A puzzle I can't solve

It's pouring outside at least through the translucent lace curtains I can see the wet roads, my bare feet on the carpet surrounded with the warm air of the internal heating system. He's outside. I can see him, I don't think he can see me but I still duck or move away from the window every time I think his glance is shifting in my direction. He is bent over, one foot pushing his entire body's weight against a small rock and the other as an anchor while he uses a mini version of a shovel to loosen up the soil around the wooden planks he salvaged from the discarded bed. His son suggested him not to use the planks ridden with deep engraved nails and left-over foam and tape from the bed still stuck on them and overhearing the conversation, I sensed his affirmation in following his son's advice. Perhaps that's the reason why this is such a surprise to me. I came out of my room hearing the noise of a hammer-like tool emanating from somewhere near my house. My first instinct was to peek outside to see who was crazy enough to be working in the heavily pouring rain, I wasn't expecting it to be him. Soon he was hammering down the wooden planks in place, stating a permanency in their structure-his son will not like this, I don't like this either.

It must have stopped raining because now he had the water pipe in his hand and he was washing clean the road in front of his house.
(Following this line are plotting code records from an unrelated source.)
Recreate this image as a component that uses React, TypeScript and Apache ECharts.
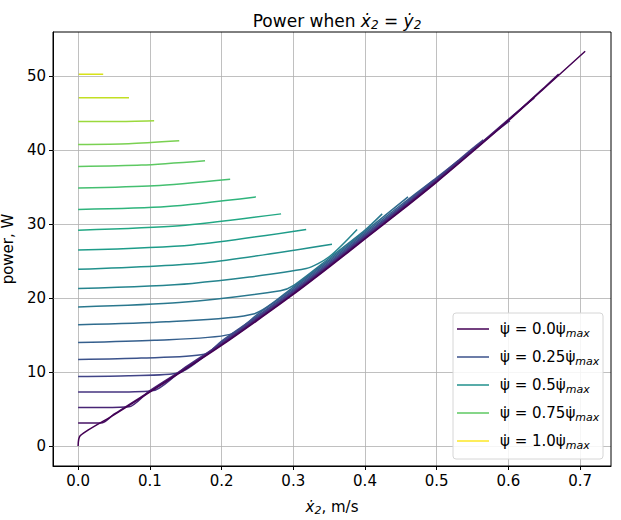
import React, { useEffect, useRef } from "react";
import * as echarts from "echarts";

const startY = [0, 3.1, 5.2, 7.3, 9.4, 11.7, 14.0, 16.4, 18.8, 21.3, 23.9, 26.5, 29.2, 32.0, 34.9, 37.8, 40.8, 43.9, 47.1, 50.3];
const midY = [0.7, 3.1, 5.2, 7.3, 9.5, 11.9, 14.3, 16.8, 19.4, 22.0, 24.8, 27.2, 29.8, 32.4, 35.2, 38.0, 40.9, 43.9, 47.1, 50.3];
const kneeX = [0.003, 0.034, 0.071, 0.105, 0.141, 0.176, 0.212, 0.246, 0.282, 0.318, 0.354, 0.318, 0.283, 0.248, 0.212, 0.177, 0.141, 0.106, 0.071, 0.035];
const kneeY = [1.4, 3.15, 5.3, 7.5, 9.9, 12.4, 15.1, 17.9, 21.0, 24.0, 27.3, 29.3, 31.4, 33.7, 36.1, 38.6, 41.3, 44.0, 47.1, 50.3];
const endX = [0.707, 0.67, 0.636, 0.602, 0.565, 0.53, 0.496, 0.46, 0.424, 0.389];
const endY = [53.4, 50.3, 47.1, 44.0, 41.4, 38.6, 36.0, 33.7, 31.4, 29.3];
const envX = [0.05, 0.1, 0.15, 0.2, 0.25, 0.3, 0.35, 0.4, 0.45, 0.5, 0.55, 0.6, 0.65];
const envBase = [4.2, 7.3, 10.4, 13.6, 17.0, 20.5, 24.2, 28.0, 31.8, 35.7, 39.8, 44.0, 48.4];
const envShift = [0, 0.1, 0.2, 0.3, 0.45, 0.6, 0.8, 1.0, 1.2, 1.4];
const colors = ["#440154", "#471365", "#482475", "#463480", "#414487", "#3b528b", "#355f8d", "#2f6c8e", "#2a788e", "#25848e", "#21918c", "#1e9c89", "#22a884", "#2fb47c", "#44bf70", "#5ec962", "#7ad151", "#9bd93c", "#c2df23", "#d8e219"];
const legendLabels = ["0.0", "0.25", "0.5", "0.75", "1.0"];
const legendColors = ["#440154", "#3b528b", "#21918c", "#5ec962", "#fde725"];
const xTicks = [0, 0.1, 0.2, 0.3, 0.4, 0.5, 0.6, 0.7];
const yTicks = [0, 10, 20, 30, 40, 50];

const FONT = "DejaVu Sans";

export default function App() {
  const ref = useRef<HTMLDivElement>(null);
  useEffect(() => {
    const chart = echarts.init(ref.current!, null, { renderer: "svg" });
    const series: any[] = startY.map((s, k) => {
      const pts: number[][] = [[0, s]];
      if (k > 0) pts.push([kneeX[k] / 2, midY[k]]);
      pts.push([kneeX[k], kneeY[k]]);
      if (k < endX.length) {
        envX.forEach((x, i) => {
          if (x > kneeX[k] + 0.01 && x < endX[k] - 0.01) pts.push([x, envBase[i] + envShift[k]]);
        });
        pts.push([endX[k], endY[k]]);
      }
      return {
        type: "line", data: pts, showSymbol: false, symbol: "none", z: 3 + (19 - k),
        lineStyle: { color: colors[k], width: 1.5 }, smooth: 0.25, silent: true,
      };
    });
    series.push({
      type: "line", data: [], z: 1, silent: true,
      markLine: {
        silent: true, symbol: "none", label: { show: false }, animation: false,
        lineStyle: { color: "#b0b0b0", width: 0.8, type: "solid" },
        data: [...xTicks.map((v) => ({ xAxis: v })), ...yTicks.map((v) => ({ yAxis: v }))],
      },
    });
    const legendChildren: any[] = [
      { type: "rect", shape: { x: 453, y: 313, width: 150, height: 146, r: 3 }, style: { fill: "rgba(255,255,255,0.85)", stroke: "#d6d6d6", lineWidth: 1 }, z: 50 },
    ];
    legendLabels.forEach((l, i) => {
      const y = 329 + i * 28;
      legendChildren.push({ type: "line", shape: { x1: 457, y1: y, x2: 489, y2: y }, style: { stroke: legendColors[i], lineWidth: 1.5 }, z: 51 });
      legendChildren.push({
        type: "text", x: 500, y, z: 51,
        style: {
          text: `{a|ψ̇ = ${l}ψ̇}{s|max}`, verticalAlign: "middle", fontFamily: FONT,
          rich: { a: { fontSize: 15, fontFamily: FONT, fill: "#000" }, s: { fontSize: 11, fontStyle: "italic", fontFamily: FONT, fill: "#000", padding: [8, 0, 0, 0] } },
        },
      });
    });
    chart.setOption({
      animation: false,
      grid: { left: 53, right: 10, top: 32, bottom: 54, containLabel: false, outerBoundsMode: "none" },
      title: {
        text: "Power when {i|x\u0307}{s|2}{n| = }{i|y\u0307}{s|2}", left: 332, textAlign: "center", top: 6,
        textStyle: {
          fontFamily: FONT, fontSize: 17, fontWeight: "normal", color: "#000",
          rich: {
            i: { fontSize: 17, fontStyle: "italic", fontFamily: FONT },
            n: { fontSize: 17, fontFamily: FONT },
            s: { fontSize: 12, fontStyle: "italic", fontFamily: FONT, padding: [8, 0, 0, 0] },
          },
        },
      },
      xAxis: {
        type: "value", min: -0.035, max: 0.743,
        name: "{i|x\u0307}{s|2}{n|, m/s}", nameLocation: "middle", nameGap: 32,
        nameTextStyle: { fontFamily: FONT, fontSize: 15, color: "#000", rich: { i: { fontSize: 15, fontStyle: "italic", fontFamily: FONT }, n: { fontSize: 15, fontFamily: FONT }, s: { fontSize: 11, fontStyle: "italic", fontFamily: FONT, padding: [7, 0, 0, 0] } } },
        axisLine: { show: true, onZero: false, lineStyle: { color: "#000", width: 1 } },
        axisTick: { show: true, length: 4, customValues: xTicks, lineStyle: { color: "#000" } },
        axisLabel: { customValues: xTicks, fontFamily: FONT, fontSize: 15, color: "#000", margin: 7, formatter: (v: number) => v.toFixed(1) },
        splitLine: { show: false },
      },
      yAxis: {
        type: "value", min: -2.7, max: 56,
        name: "power, W", nameLocation: "middle", nameGap: 38,
        nameTextStyle: { fontFamily: FONT, fontSize: 15, color: "#000" },
        axisLine: { show: true, onZero: false, lineStyle: { color: "#000", width: 1 } },
        axisTick: { show: true, length: 4, customValues: yTicks, lineStyle: { color: "#000" } },
        axisLabel: { customValues: yTicks, fontFamily: FONT, fontSize: 15, color: "#000", margin: 7 },
        splitLine: { show: false },
      },
      graphic: [
        { type: "rect", shape: { x: 53, y: 32, width: 558, height: 434 }, style: { fill: "none", stroke: "#000", lineWidth: 1 }, z: 40, silent: true },
        { type: "group", children: legendChildren },
      ],
      series,
    });
    return () => chart.dispose();
  }, []);
  return <div ref={ref} style={{ position: "fixed", left: 0, top: 0, width: 621, height: 520, background: "#fff" }} />;
}
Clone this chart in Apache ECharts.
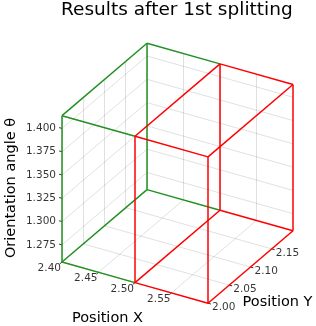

I failed to see the logic of washing a street that has already been washed clean by the rain and will soon enough be going through another rinse of rainfall. I fail to see logic in a lot of the work he does, most of it seems unnecessary. He didn't have to paint the already cleanly painted walls, he didn't have to clean the garage just to move the messy storage to another location in the house, he doesn't have to start cooking when a hot pizza has been ordered for dinner but he did!

2 comments:

  1. its not a puzzle Samrita. Half the problems are solved by the approach itself. If you approach the subject as a puzzle, it gets complicated. Life is simple, we make it complicated. Every individual is different, logic or no logic.

    what ever i said here, you can say the same in just a few words. that is your art Samrita. You write so well. You are a born writer.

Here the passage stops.